Defunct football club from Shrewsbury, England

Trinity (Shrewsbury) F.C. was an association football club based in Shrewsbury, England. The club's name was often reported simply as Trinity.

==History==

The club was founded in 1877 and was linked to the Holy Trinity Church in the town, the church's curate William Fletcher playing in the club's first recorded match (a 1–0 win at Pontesbury).

Trinity entered the first Shropshire Senior Cup during its first season, beating Bishop's Castle 2–0 in the first round. It lost in a second round replay to Wellington Town, the eventual runner-up, being unlucky in the first match when Wallett had an open goal at his mercy right at the end of the game, but was fouled; however the Rev. Fletcher, as captain, did not claim a foul, as the umpires were too far away to adjudicate.

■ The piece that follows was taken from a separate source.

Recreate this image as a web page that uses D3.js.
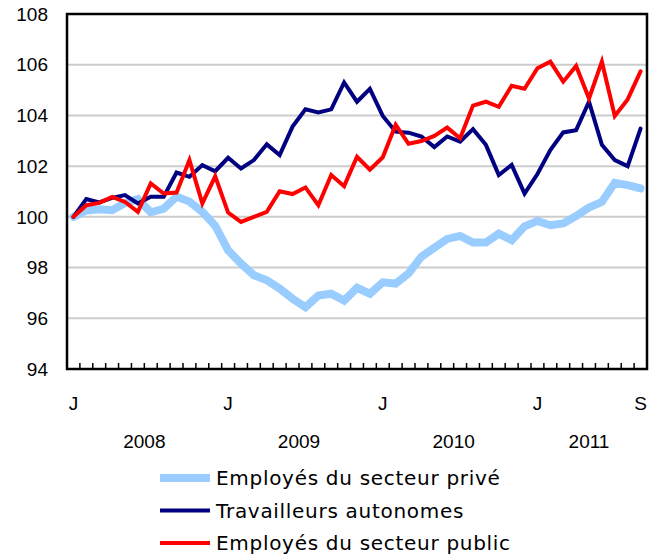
<!DOCTYPE html>
<html><head><meta charset="utf-8">
<script src="https://cdn.jsdelivr.net/npm/d3@7"></script>
<style>body{margin:0;background:#fff}svg{display:block}</style>
</head><body>
<svg id="c" width="649" height="556"></svg>
<script>
const months = d3.range(45); // Jan 2008 .. Sep 2011
const monthLabels = {0:"J",12:"J",24:"J",36:"J",44:"S"};
const years = [{label:"2008",from:0,to:11},{label:"2009",from:12,to:23},{label:"2010",from:24,to:35},{label:"2011",from:36,to:44}];
const yTicks = [94,96,98,100,102,104,106,108];
const seriesNames = ["Employés du secteur privé","Travailleurs autonomes","Employés du secteur public"];
const prive = [100.0,100.25,100.3,100.26,100.55,100.7,100.18,100.32,100.8,100.6,100.2,99.65,
  98.68,98.16,97.7,97.5,97.17,96.77,96.44,96.9,96.97,96.7,97.2,96.97,
  97.42,97.37,97.77,98.43,98.78,99.13,99.25,98.99,98.99,99.34,99.08,99.63,
  99.84,99.67,99.74,100.03,100.37,100.59,101.34,101.25,101.12];
const autonomes = [100.0,100.7,100.57,100.75,100.86,100.53,100.79,100.79,101.75,101.58,102.04,101.8,
  102.33,101.91,102.24,102.86,102.44,103.56,104.24,104.12,104.24,105.3,104.54,105.05,
  103.98,103.36,103.32,103.17,102.75,103.17,102.97,103.46,102.84,101.65,102.05,100.92,
  101.69,102.63,103.33,103.42,104.54,102.84,102.24,102.0,103.48];
const public_ = [100.0,100.46,100.55,100.79,100.59,100.2,101.32,100.92,100.96,102.24,100.53,101.6,
  100.17,99.8,100.0,100.2,101.01,100.9,101.16,100.46,101.65,101.21,102.37,101.86,
  102.35,103.63,102.88,102.99,103.19,103.52,103.1,104.39,104.54,104.34,105.17,105.05,
  105.86,106.12,105.33,105.95,104.67,106.12,103.98,104.63,105.74];

const svg = d3.select("#c");
const L = 67, R = 647, T = 14, B = 369;
const x = d3.scaleBand().domain(months).range([L, R]);
const y = d3.scaleLinear().domain([94,108]).range([B, T]);
const cx = i => x(i) + x.bandwidth()/2;

// gridlines
svg.append("g").selectAll("line").data(yTicks.filter(t=>t>94 && t<108)).join("line")
  .attr("x1", L).attr("x2", R).attr("y1", d=>y(d)).attr("y2", d=>y(d))
  .attr("stroke", "#cccccc").attr("stroke-width", 2);

// y labels
svg.append("g").selectAll("text").data(yTicks).join("text")
  .attr("x", 48).attr("y", d=>y(d)).attr("dy","0.35em").attr("text-anchor","end")
  .attr("font-family","'Liberation Sans', Arial, sans-serif").attr("font-size",19).attr("fill","#000")
  .text(d=>d);

// x ticks at month boundaries
svg.append("g").selectAll("line").data(d3.range(1,45)).join("line")
  .attr("x1", d=>x(d)).attr("x2", d=>x(d)).attr("y1", B).attr("y2", B-6)
  .attr("stroke","#000").attr("stroke-width",1.5);

// lines
const line = d3.line().x((d,i)=>cx(i)).y(d=>y(d));
const styles = [{data:prive,color:"#99ccff",w:8},{data:autonomes,color:"#000080",w:4},{data:public_,color:"#ff0000",w:4}];
svg.append("g").selectAll("path").data(styles).join("path")
  .attr("d", d=>line(d.data)).attr("fill","none").attr("stroke", d=>d.color)
  .attr("stroke-width", d=>d.w).attr("stroke-linejoin","miter").attr("stroke-linecap","round");

// frame
svg.append("rect").attr("x",L).attr("y",T).attr("width",R-L).attr("height",B-T)
  .attr("fill","none").attr("stroke","#000").attr("stroke-width",2.5);

// month labels
svg.append("g").selectAll("text").data(Object.keys(monthLabels).map(Number)).join("text")
  .attr("x", d=>cx(d)).attr("y", 410).attr("text-anchor","middle")
  .attr("font-family","'Liberation Sans', Arial, sans-serif").attr("font-size",19)
  .text(d=>monthLabels[d]);
// year labels
svg.append("g").selectAll("text").data(years).join("text")
  .attr("x", d=>(cx(d.from)+cx(d.to))/2).attr("y", 448).attr("text-anchor","middle")
  .attr("font-family","'Liberation Sans', Arial, sans-serif").attr("font-size",19)
  .text(d=>d.label);

// legend
const lg = svg.append("g").selectAll("g").data(styles).join("g")
  .attr("transform",(d,i)=>`translate(0,${478 + i*32.5})`);
lg.append("line").attr("x1",160).attr("x2",210).attr("y1",0).attr("y2",0)
  .attr("stroke",d=>d.color).attr("stroke-width",d=>d.w);
lg.append("text").attr("x",216).attr("y",0).attr("dy","0.35em")
  .attr("font-family","'DejaVu Sans', Verdana, sans-serif").attr("font-size",20)
  .attr("letter-spacing",0.7)
  .text((d,i)=>seriesNames[i]);
</script>
</body></html>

The club entered the 1878–79 Welsh Cup and walked over in the first round, after its scheduled opponents from the 23rd Royal Welsh Fusiliers scratched. It lost in the second round at Chirk A.A.A., only losing to a goal on the hour despite playing the tie with 10 men. Trinity put in a protest about the refereeing, but it was dismissed on the basis that the referee's decision is final.

Although the club is recorded as playing until 1885, it did not enter any national competition again.

==Colours==

The club's colours were red and white.

==Ground==

The club's original ground was Sutton Lane. By March 1883 the club was playing on a field at Cemetery Road, which had been the ground of the first Shrewsbury Town club.